In short, Intellisense isn't as intelligent as its name might suggest.
If you're working with temp tables across different databases or separate query windows, Intellisense doesn't think the table exists, because, well, it doesn't as far as it knows. There are usually two scenarios this occurs:
At run time, we know that a first command will execute and by the time we get to running an additional command that the table will exist. But asking Intellisense to be aware of things that haven't happened yet is impossible. This usually involves the temp table being created by a different process, query window, etc. It generally only knows the scope of its own query window and objects in non-tempdb databases.

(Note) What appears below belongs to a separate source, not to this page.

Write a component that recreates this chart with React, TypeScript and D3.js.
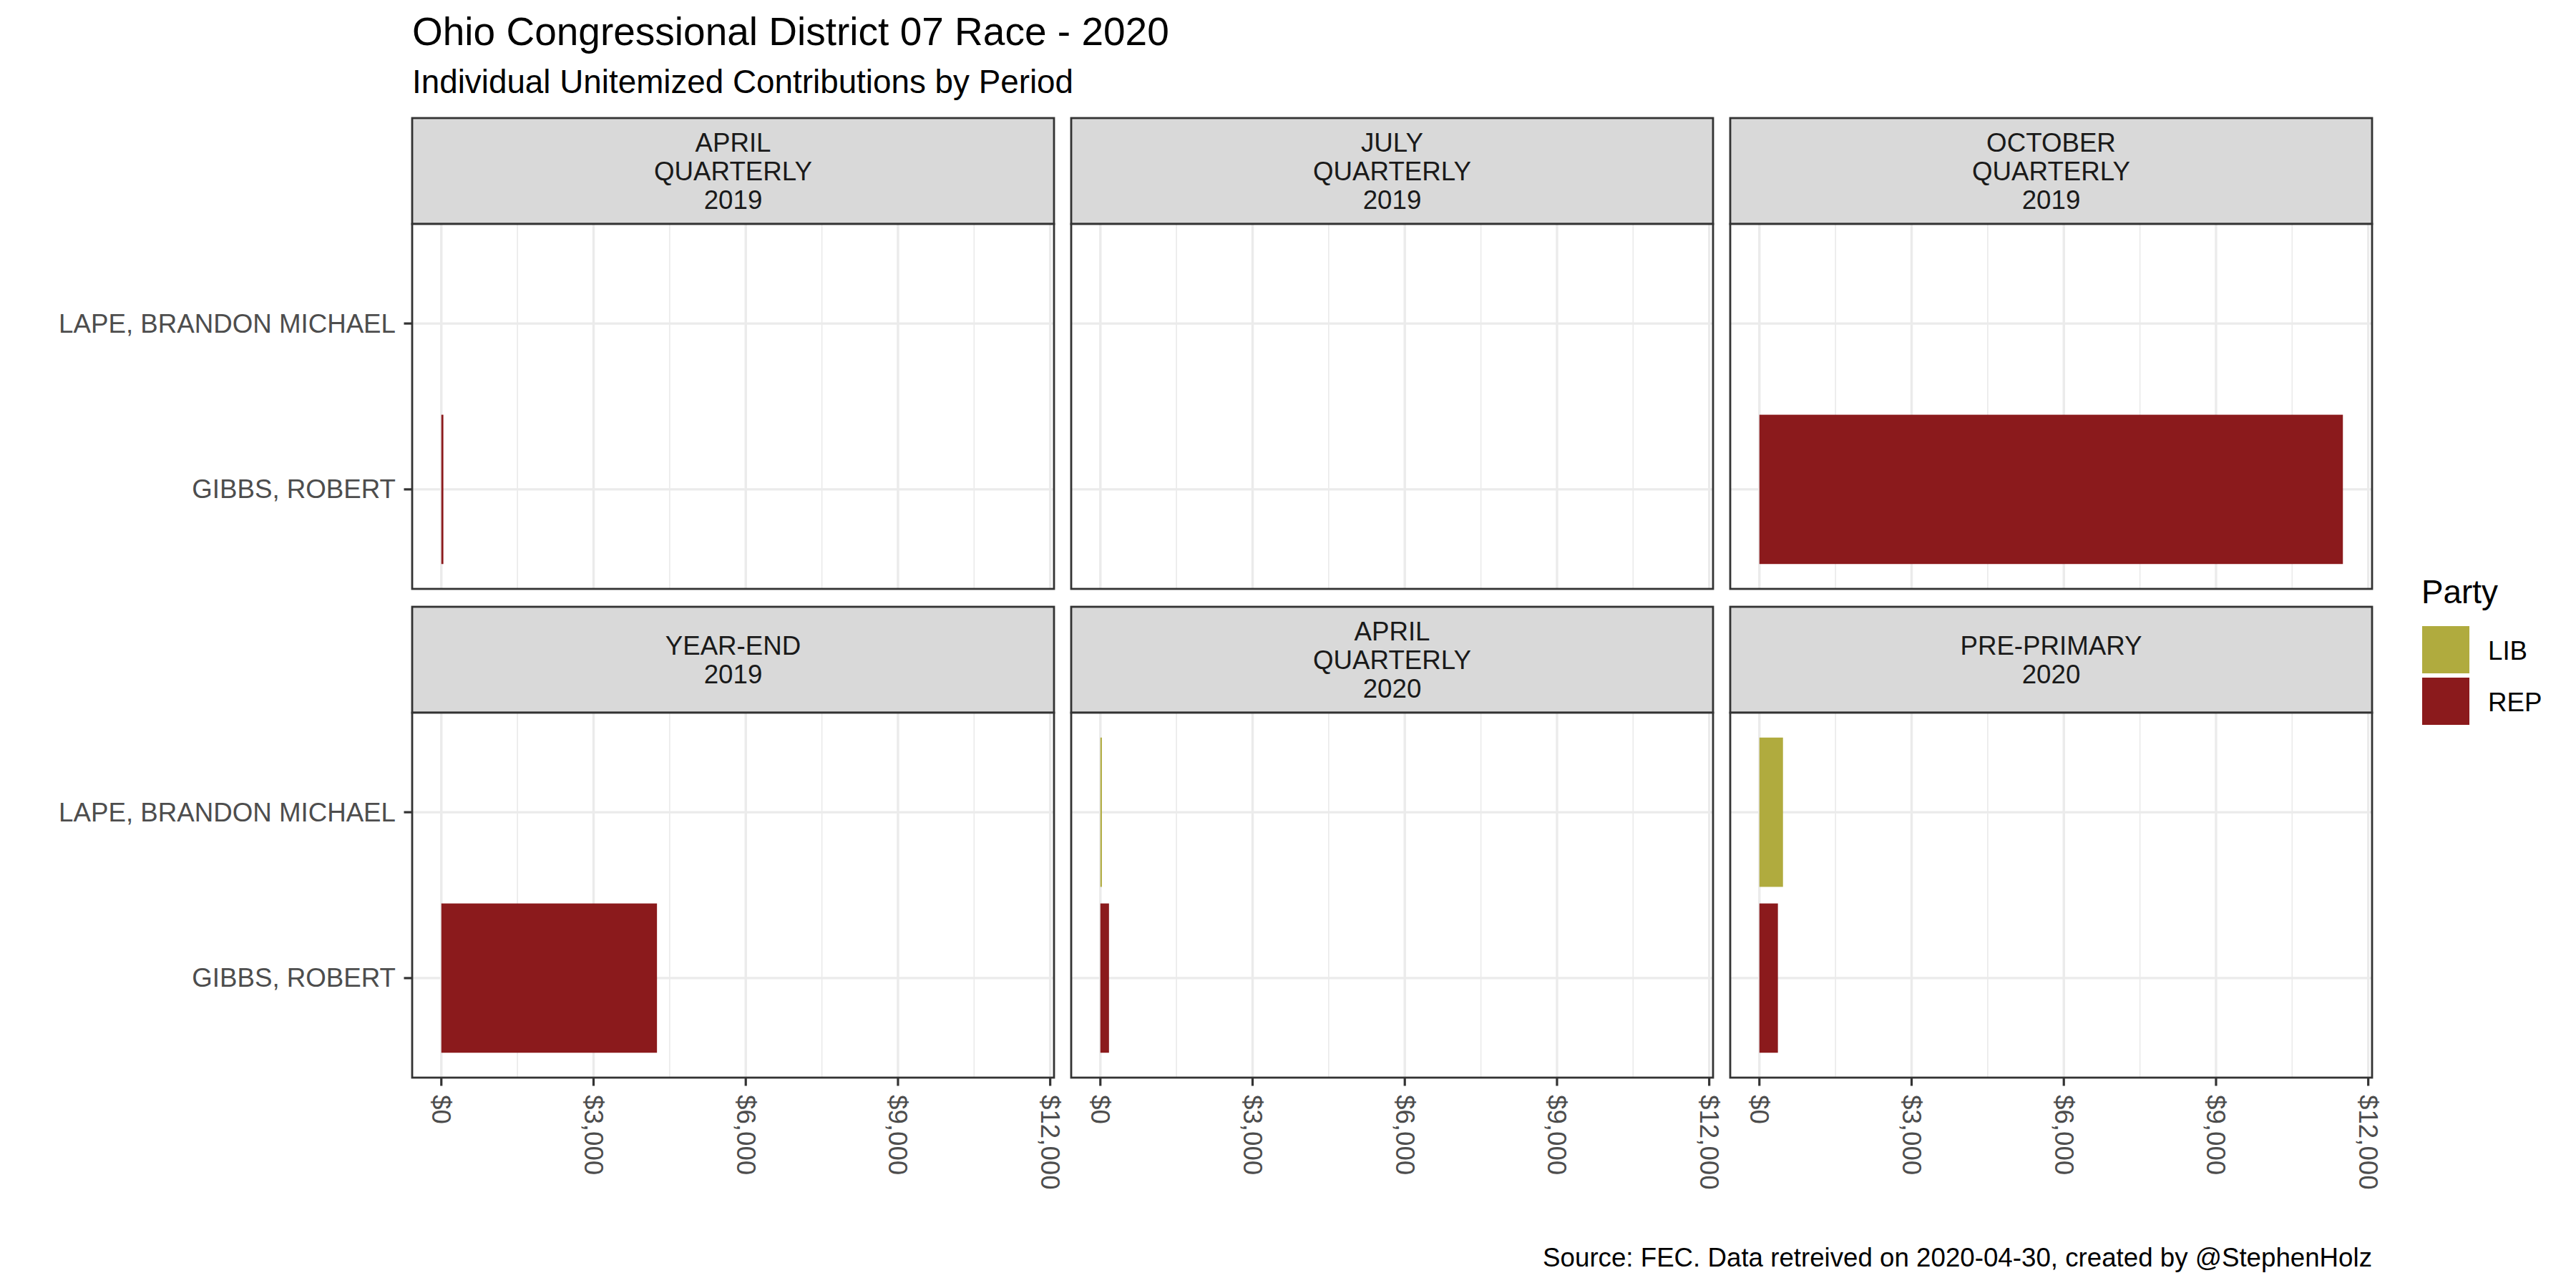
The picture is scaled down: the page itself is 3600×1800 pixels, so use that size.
import * as d3 from 'd3';

// Facet periods (strip labels, one line per entry)
const periods = [
  ['APRIL', 'QUARTERLY', '2019'],
  ['JULY', 'QUARTERLY', '2019'],
  ['OCTOBER', 'QUARTERLY', '2019'],
  ['YEAR-END', '2019'],
  ['APRIL', 'QUARTERLY', '2020'],
  ['PRE-PRIMARY', '2020'],
];
const candidates = ['LAPE, BRANDON MICHAEL', 'GIBBS, ROBERT'];
const candidateParty = ['LIB', 'REP'];
const parties = ['LIB', 'REP'];
const partyColors = ['#B0AB3E', '#8B1A1C'];

// unitemized contributions per period (null = no record)
const lapeValues: (number | null)[] = [null, null, null, null, 30, 465];
const gibbsValues: (number | null)[] = [40, null, 11500, 4250, 170, 365];

const xTicks = [0, 3000, 6000, 9000, 12000];
const xMinor = [1500, 4500, 7500, 10500];

const W = 3600;
const H = 1800;
const FONT = '"Liberation Sans", Arial, sans-serif';

const colX = [576, 1497, 2418];
const panelW = 897;
const rowTop = [165, 848];
const stripH = 148;
const panelH = 510;

export default function App() {
  const maxVal = d3.max([...lapeValues, ...gibbsValues], (d) => d ?? 0)!;
  const pad = maxVal * 0.05;
  const x = d3.scaleLinear().domain([-pad, maxVal + pad]).range([0, panelW]);
  const y = d3.scalePoint<string>().domain(candidates).range([0, panelH]).padding(0.6);
  const bandH = y.step() * 0.9;
  const color = d3.scaleOrdinal<string, string>().domain(parties).range(partyColors);
  const fmt = (v: number) => '$' + d3.format(',')(v);

  const series = [lapeValues, gibbsValues];

  return (
    <svg width={W} height={H} style={{ position: 'absolute', left: 0, top: 0 }} fontFamily={FONT}>
      <rect width={W} height={H} fill="#fff" />
      <text x={576} y={63} fontSize={55} fill="#000">Ohio Congressional District 07 Race - 2020</text>
      <text x={576} y={130} fontSize={45.8} fill="#000">Individual Unitemized Contributions by Period</text>

      {periods.map((lines, i) => {
        const col = i % 3;
        const row = Math.floor(i / 3);
        const px = colX[col];
        const sy = rowTop[row];
        const py = sy + stripH;
        const lh = 40;
        const mid = sy + stripH / 2;
        return (
          <g key={i}>
            {/* strip */}
            <rect x={px} y={sy} width={panelW} height={stripH} fill="#D9D9D9" stroke="#333333" strokeWidth={2.8} />
            <text textAnchor="middle" fontSize={36.7} fill="#1A1A1A">
              {lines.map((t, j) => (
                <tspan key={j} x={px + panelW / 2} y={mid + (j - (lines.length - 1) / 2) * lh} dominantBaseline="central">{t}</tspan>
              ))}
            </text>
            {/* panel */}
            <g transform={`translate(${px},${py})`}>
              <rect width={panelW} height={panelH} fill="#fff" />
              {xMinor.map((v) => (
                <line key={'m' + v} x1={x(v)} x2={x(v)} y1={0} y2={panelH} stroke="#EBEBEB" strokeWidth={1.7} />
              ))}
              {xTicks.map((v) => (
                <line key={'M' + v} x1={x(v)} x2={x(v)} y1={0} y2={panelH} stroke="#EBEBEB" strokeWidth={3.4} />
              ))}
              {candidates.map((c) => (
                <line key={c} x1={0} x2={panelW} y1={y(c)!} y2={y(c)!} stroke="#EBEBEB" strokeWidth={3.4} />
              ))}
              {candidates.map((c, k) => {
                const v = series[k][i];
                if (v == null) return null;
                return (
                  <rect key={c} x={x(0)} y={y(c)! - bandH / 2} width={x(v) - x(0)} height={bandH}
                    fill={color(candidateParty[k])} />
                );
              })}
              <rect width={panelW} height={panelH} fill="none" stroke="#333333" strokeWidth={2.8} />
              {col === 0 && candidates.map((c) => (
                <g key={'y' + c}>
                  <line x1={-11.5} x2={0} y1={y(c)!} y2={y(c)!} stroke="#333333" strokeWidth={3.2} />
                  <text x={-23} y={y(c)!} textAnchor="end" dominantBaseline="central" fontSize={36.7} fill="#4D4D4D">{c}</text>
                </g>
              ))}
              {row === 1 && xTicks.map((v) => (
                <g key={'x' + v}>
                  <line x1={x(v)} x2={x(v)} y1={panelH} y2={panelH + 11.5} stroke="#333333" strokeWidth={3.2} />
                  <text transform={`translate(${x(v)},${panelH + 24}) rotate(90)`} textAnchor="start"
                    dominantBaseline="central" fontSize={36.7} fill="#4D4D4D">{fmt(v)}</text>
                </g>
              ))}
            </g>
          </g>
        );
      })}

      {/* legend */}
      <text x={3384} y={843} fontSize={45.8} fill="#000">Party</text>
      {parties.map((p, k) => (
        <g key={p} transform={`translate(3385,${875 + k * 72})`}>
          <rect width={66} height={66} fill={color(p)} />
          <text x={92} y={34} dominantBaseline="central" fontSize={36.7} fill="#000">{p}</text>
        </g>
      ))}

      <text x={3315} y={1770} textAnchor="end" fontSize={36.7} fill="#000">
        Source: FEC. Data retreived on 2020-04-30, created by @StephenHolz
      </text>
    </svg>
  );
}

If it does already exist, being aware of everything already in the tempdb is probably a performance concern (just conjecture) because things move around in there fast, from moment to moment, and it'd be hard/unlikely to get a reliable enumeration of objects that was valid for more than a few seconds. Regardless, it just doesn't know about much outside of that single query window with regards to tempdb objects.
This one sort of makes sense. Do you really want Intellisense going and querying your linked servers every time you are writing queries that involve remote objects? It just doesn't know and so assumes it doesn't exist.
If the synonyms are referring to linked server objects, then they'll suffer from the issue described above. On their own, however, they should work fine with local database objects.
Learn to ignore it, or use a different IDE if possible (one that doesn't use Intellisense). Most people seem to like Intellisense despite its flaws, but you could always turn it off completely as well.
There is a hacky work-around for temp tables at this SO question but I personally would never do that, as you're increasing the complexity and reducing readability of your code for...a red squiggly line.